Platform-specific considerations
- Operating systems: Use native shutdown commands (shutdown, poweroff, systemctl halt/poweroff) so the OS can run its shutdown scripts and unmount filesystems. For Windows, use shutdown /s /t 0 or Group Policy scheduled shutdowns.
- Databases: Use database-specific shutdown/backup commands (e.g., pg_ctl stop for PostgreSQL, mysqladmin shutdown for MySQL, ALTER SYSTEM SUSPEND/RESUME or proper STOP DATABASE procedures for commercial DBs). Ensure WAL/redo logs are flushed and archived.
- Virtualized environments: For VMs, prefer guest-initiated shutdowns. Orchestrators like VMware, Hyper-V, and cloud providers provide APIs to request a clean guest shutdown. For containers, send SIGTERM then SIGKILL after a grace period; use kubelet drain for Kubernetes nodes.
- Storage arrays and SANs: Use vendor-recommended procedures; ensure caches are battery-backed or flushed, and perform controller failover procedures if needed.
- Embedded and IoT devices: Implement journaling filesystems (e.g., ext4 with journaling) and a shutdown button that triggers orderly unmounts; design for intermittent power using capacitors or small batteries to finish writes.
Automation and orchestration
- Use configuration management and orchestration tools (Ansible, Salt, Terraform for infra; Kubernetes for containerized apps) to coordinate shutdown steps and ensure consistency.
- Implement staged automation with human approval gates for production: automated steps for noncritical systems; manual approval for critical stages.
- Use health checks and readiness/liveness probes to signal load balancers and orchestrators when services are ready to be shut down or removed from rotation.
Handling forced shutdowns and failures
- Detect forced shutdowns quickly via logs, monitoring, and integrity checks.
- Run filesystem checks (fsck) and database recovery tools after abrupt power loss. Be aware these can take time—plan for longer recovery windows.
- For disks/SSDs: watch SMART metrics for signs of impending failure from repeated improper shutdowns.
- Post-mortem: document causes and update procedures to avoid repetition.
Security and compliance
- Ensure encryption keys and secure elements are handled correctly during shutdown so encrypted volumes unmount and keys are not left exposed.
- Maintain logs of shutdown events (who initiated, why, and steps taken) for auditing.

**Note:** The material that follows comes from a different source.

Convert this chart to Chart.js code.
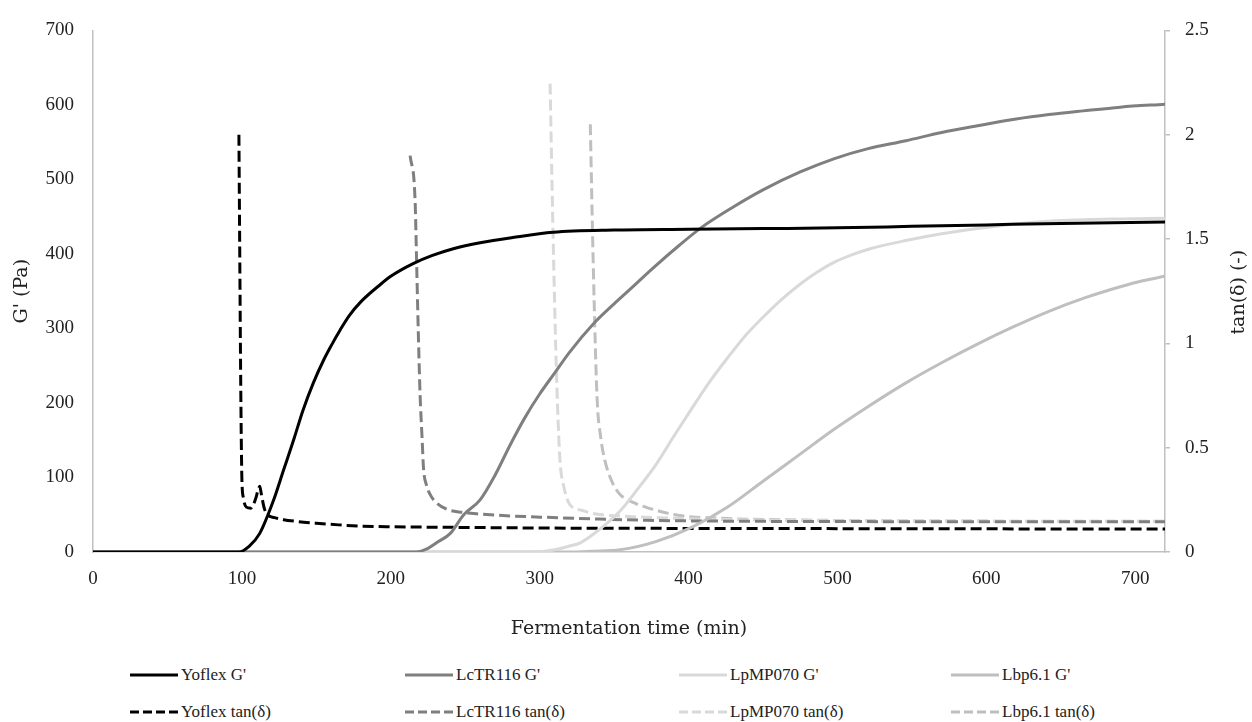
<!DOCTYPE html>
<html>
<head>
<meta charset="utf-8">
<script src="https://cdn.jsdelivr.net/npm/chart.js@4.4.0/dist/chart.umd.min.js"></script>
<style>
html,body{margin:0;padding:0;background:#fff;}
#wrap{position:relative;width:1252px;height:722px;overflow:hidden;}
#box{position:absolute;left:0;top:0;width:1252px;height:655px;}
#legend{position:absolute;left:0;top:655px;width:1252px;height:67px;font-family:'Liberation Serif',serif;font-size:17px;color:#222;}
.item{position:absolute;display:flex;align-items:center;height:22px;white-space:nowrap;}
.item svg{margin-right:3px;}
</style>
</head>
<body>
<div id="wrap">
  <div id="box"><canvas id="rheo"></canvas></div>
  <div id="legend"></div>
</div>
<script>
// G' (Pa), left axis
const yoflexGTime=[0,98,105,112,121,128,135,141,148,155,160,166,172,180,193,200,215,228,242,260,282,309,350,400,450,500,550,600,650,720];
const yoflexG=[0,0,8,25,68,110,152,190,227,258,277,298,317,336,359,370,387,398,407,415,422,429,432,433,434,435,437,439,441,443];

const lcGTime=[0,217,225,232,240,249,260,270,280,290,300,310,320,336,350,361,375,394,409,430,450,475,498,520,546,570,594,620,642,665,690,720];
const lcG=[0,0,5,14,25,50,70,103,143,180,212,240,268,306,333,353,379,412,436,463,486,510,528,541,552,563,572,581,587,592,597,601];

const lpGTime=[0,295,310,320,327,340,354,366,378,390,402,414,426,438,450,462,474,486,498,510,522,546,570,594,618,642,666,690,720];
const lpG=[0,0,3,8,12,30,55,85,117,155,192,228,260,290,315,338,358,375,389,399,407,418,427,434,440,444,446,447,448];

const lbpGTime=[0,320,335,354,378,402,426,450,474,498,522,546,570,594,618,642,666,690,705,720];
const lbpG=[0,0,1,3,14,33,60,95,130,165,197,227,254,279,302,323,341,356,364,370];

// tan(delta), right axis
const yoflexTanTime=[98,98.5,99,99.5,100,101,103,106,109,111,112,113,115,117,122,128,135,150,165,180,200,246,300,400,500,600,720];
const yoflexTan=[2.0,1.5,1.0,0.6,0.35,0.26,0.215,0.21,0.25,0.3,0.315,0.28,0.21,0.18,0.165,0.155,0.148,0.138,0.13,0.124,0.121,0.118,0.115,0.113,0.112,0.111,0.11];

const lcTanTime=[213,216.3,217.4,218.5,219.7,221,222,224,226.4,230,237.6,248,260,280,305,340,372,420,500,600,720];
const lcTan=[1.9,1.69,1.375,1.05,0.75,0.55,0.4,0.32,0.276,0.24,0.205,0.19,0.182,0.173,0.166,0.158,0.152,0.148,0.146,0.145,0.145];

const lpTanTime=[307,308.5,310.5,312,313.7,316,320,328,338,360,400,450,500,600,720];
const lpTan=[2.245,1.69,1.06,0.7,0.433,0.32,0.23,0.2,0.182,0.17,0.16,0.153,0.15,0.147,0.146];

const lbpTanTime=[334,336,338.5,341,344,349,354,362,372,394,420,460,520,600,720];
const lbpTan=[2.05,1.375,0.747,0.55,0.433,0.33,0.276,0.24,0.213,0.175,0.162,0.155,0.15,0.148,0.147];

const seriesNames=["Yoflex G'","LcTR116 G'","LpMP070 G'","Lbp6.1 G'","Yoflex tan(δ)","LcTR116 tan(δ)","LpMP070 tan(δ)","Lbp6.1 tan(δ)"];
const seriesColors=['#000000','#7f7f7f','#d9d9d9','#bfbfbf'];

const xMax=720, gMax=700, tanMax=2.5;
const axisGrey='#c0c0c0', textCol='#222';

const pts=(t,v)=>t.map((x,i)=>({x:x,y:v[i]}));
const dash=[11,5];

function ds(label,t,v,c,axis,dashed){
  return {label:label,data:pts(t,v),borderColor:c,backgroundColor:c,borderWidth:3,
    borderDash:dashed?dash:[],pointRadius:0,cubicInterpolationMode:'monotone',yAxisID:axis,fill:false};
}

const datasets=[
  ds(seriesNames[0],yoflexGTime,yoflexG,seriesColors[0],'y',false),
  ds(seriesNames[1],lcGTime,lcG,seriesColors[1],'y',false),
  ds(seriesNames[2],lpGTime,lpG,seriesColors[2],'y',false),
  ds(seriesNames[3],lbpGTime,lbpG,seriesColors[3],'y',false),
  ds(seriesNames[4],yoflexTanTime,yoflexTan,seriesColors[0],'y2',true),
  ds(seriesNames[5],lcTanTime,lcTan,seriesColors[1],'y2',true),
  ds(seriesNames[6],lpTanTime,lpTan,seriesColors[2],'y2',true),
  ds(seriesNames[7],lbpTanTime,lbpTan,seriesColors[3],'y2',true),
];

Chart.defaults.font.family="'Liberation Serif', serif";
Chart.defaults.font.size=19;
Chart.defaults.color=textCol;

// right axis title reads bottom-to-top like the left one
const rightTitle={id:'rightTitle',afterDraw(chart){
  const {ctx,chartArea}=chart; const s=chart.scales.y2;
  ctx.save(); ctx.font="19px 'DejaVu Serif'"; ctx.fillStyle=textCol;
  ctx.textAlign='center'; ctx.textBaseline='middle';
  ctx.translate(s.right-13,(chartArea.top+chartArea.bottom)/2+1); ctx.rotate(-Math.PI/2);
  ctx.fillText('tan(δ) (-)',0,0); ctx.restore();
}};

const chart=new Chart(document.getElementById('rheo'),{
  type:'line',
  data:{datasets:datasets},
  options:{responsive:true,maintainAspectRatio:false,animation:false,
    layout:{padding:{top:21,left:0,right:0,bottom:0}},
    plugins:{legend:{display:false},tooltip:{enabled:false}},
    scales:{
      x:{type:'linear',min:0,max:xMax,
        afterFit:s=>{s.height=103;},
        ticks:{stepSize:100,includeBounds:false,padding:16,maxRotation:0},
        grid:{display:false,drawTicks:false},
        border:{display:true,color:axisGrey,width:1.5},
        title:{display:true,text:'Fermentation time (min)',font:{family:"'DejaVu Serif'",size:19},padding:{top:0,bottom:15},color:textCol}},
      y:{position:'left',min:0,max:gMax,
        afterFit:s=>{s.width=93;},
        ticks:{stepSize:100,padding:19},
        grid:{display:false,drawTicks:false},
        border:{display:true,color:axisGrey,width:1.5},
        title:{display:true,text:"G' (Pa)",font:{family:"'DejaVu Serif'",size:19},padding:{top:11,bottom:0},color:textCol}},
      y2:{position:'right',min:0,max:tanMax,
        afterFit:s=>{s.width=87;},
        ticks:{stepSize:0.5,padding:15,callback:v=>String(+v.toFixed(1))},
        grid:{display:true,drawOnChartArea:false,drawTicks:true,tickLength:5,color:axisGrey,lineWidth:1.5},
        border:{display:true,color:axisGrey,width:1.5},
        title:{display:false}}
    }
  },
  plugins:[rightTitle]
});

// legend laid out on a 4 x 2 grid like the original
const colX=[130,405,679,951], rowMid=[20,57];
const leg=document.getElementById('legend');
chart.data.datasets.forEach((d,i)=>{
  const el=document.createElement('div'); el.className='item';
  el.style.left=colX[i%4]+'px'; el.style.top=(rowMid[Math.floor(i/4)]-11)+'px';
  const da=d.borderDash.length?'stroke-dasharray="9 4"':'';
  el.innerHTML='<svg width="48" height="8"><line x1="0" y1="4" x2="48" y2="4" stroke="'+d.borderColor+'" stroke-width="3" '+da+'/></svg><span>'+d.label+'</span>';
  leg.appendChild(el);
});
</script>
</body>
</html>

Use centralized logging so logs are preserved even if a node is powered off.
Testing and validation
- Schedule periodic shutdown/restart drills in nonproduction first, then in maintenance windows for production.
- Validate end-to-end: verify applications restart cleanly, data is intact, and dependent systems reconnect automatically.
- Track metrics: mean time to shutdown, mean time to recovery, frequency of manual interventions, and any data integrity incidents.
Quick checklist (for operators)
- Announce window and notify stakeholders.
- Disable new incoming traffic and drain active sessions.
- Flush application and database caches; create final backups if needed.
- Stop services in dependency order.
- Unmount filesystems and detach storage.
- Run OS shutdown command and confirm power-off.
- Verify restart and perform health checks.
Clean shutdowns are a simple idea with system-wide benefits: they protect data, reduce downtime, and make recovery predictable. Invest time in documenting, automating, and testing shutdown procedures — it’s insurance against costly outages and corruption.